With Ford and others scaling back pure EV production targets, the massive hiring sprees promised for the “Battery Belt” in the South are cooling off. We are seeing temporary layoffs and shift reductions at battery plants that were supposed to be running 24/7. The narrative that “green jobs” would replace assembly line jobs 1:1 is being tested. The reality is that building an electric motor takes fewer workers than building a V8 engine, and building a hybrid requires the most labor of all. The union is quietly relieved by the hybrid resurgence, as it preserves complexity—and therefore jobs—in the powertrain plants.
The used market bloodbath (and opportunity)
While manufacturers panic, a different story is playing out in the used car lot. The used EV market is in freefall. The rapid depreciation of early Model 3s, Ford Mustang Mach-Es, and VW ID.4s has made them some of the worst assets to own from a resale perspective. If you bought a new EV in 2022, you have likely lost 50% of its value.
But one person’s disaster is another’s opportunity. For the first time, a modern, long-range electric vehicle is affordable to the working class. You can now buy a low-mileage Tesla or Chevy Bolt for well under $20,000. This crash in used prices is doing more to democratize EV ownership than any subsidy ever did. We are seeing a new demographic of EV buyers enter the market: younger, lower-income drivers who are picking up these depreciated assets. They don’t care about the latest tech or the fastest charging; they care that the “fuel” costs are a fraction of gas. This “bottom-up” adoption is the most resilient part of the market right now.
The China shadow
Looming over all of this is the specter of China. Despite high tariffs and protectionist policies, Chinese EV technology is bleeding into the market. It’s not coming in the form of BYD cars on US dealerships lots—yet—but in the form of supply chain dominance and intellectual property.
American automakers are quietly terrified. They have torn down Chinese EVs and realized they are years behind in cost structure and battery integration. The cancellation of entry-level US models is a direct response to this. Ford and GM know they cannot build a profitable $25,000 EV that competes with Chinese tech. This realization has forced them upmarket, leaving the entry-level segment wide open. The question for 2026 is whether a backdoor will open—perhaps through Mexico, or through licensing deals where American shells are built on top of Chinese skateboard platforms.
Conclusion: The great recalibration
The state of the US EV industry in late 2025 is a “Great Recalibration.” The hype cycle is officially dead.

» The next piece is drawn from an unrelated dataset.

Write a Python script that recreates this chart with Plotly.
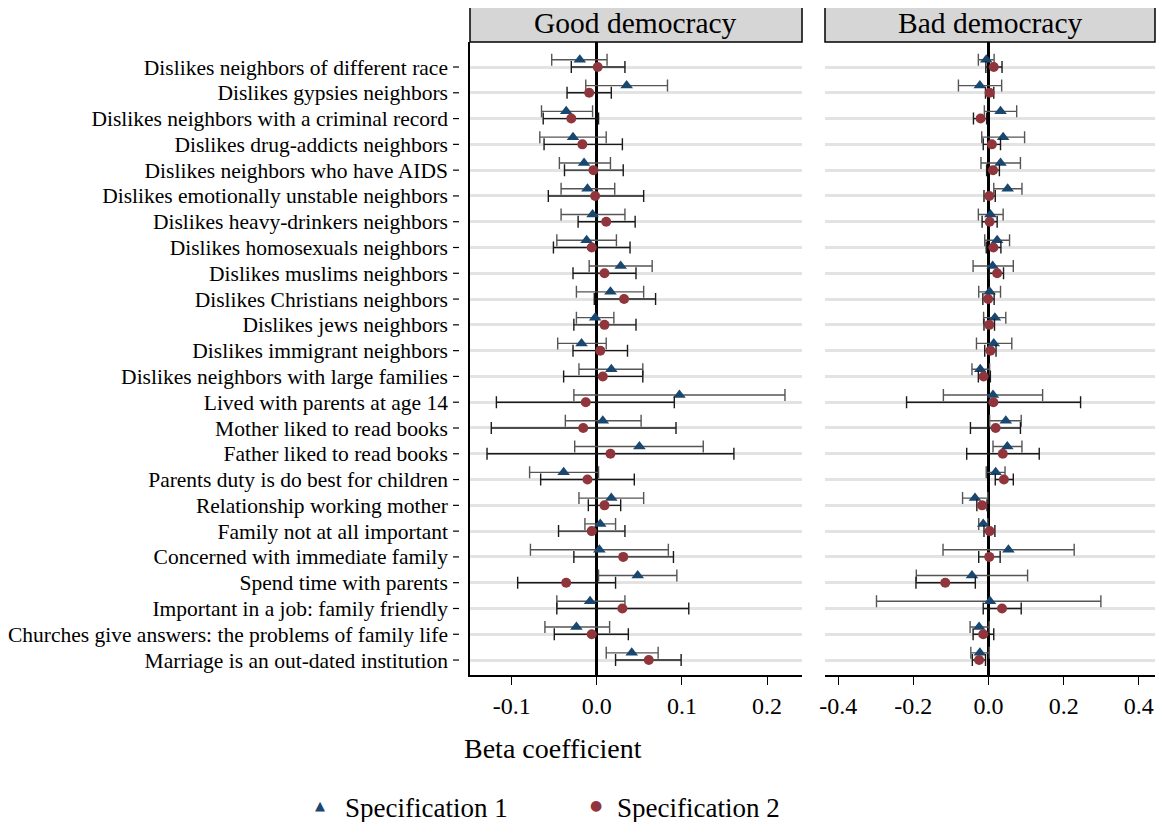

The investors who threw billions at EV startups are licking their wounds as companies like Rivian and Lucid struggle to survive the capital crunch. The legacy automakers have stopped pretending they can turn into software companies overnight and are going back to what they know: selling metal, moving hybrids, and protecting margins.
We are no longer on a linear path to 100% electrification by 2030 or 2035. That goalpost has been quietly dug up and moved to the horizon. The future is looking more like a “multi-energy” mix, where EVs dominate the coasts and suburbs, hybrids rule the heartland, and gas holds on in the trucking and heavy-duty sectors.
The slump of Q4 2025 is painful, but it is necessary. The industry is weaning itself off the drug of subsidies. The companies that survive this winter—the ones that can build a profitable electric car that people actually want to buy, not just one they are paid to buy—will own the next decade. For now, the revolution is on pause. The real work has just begun.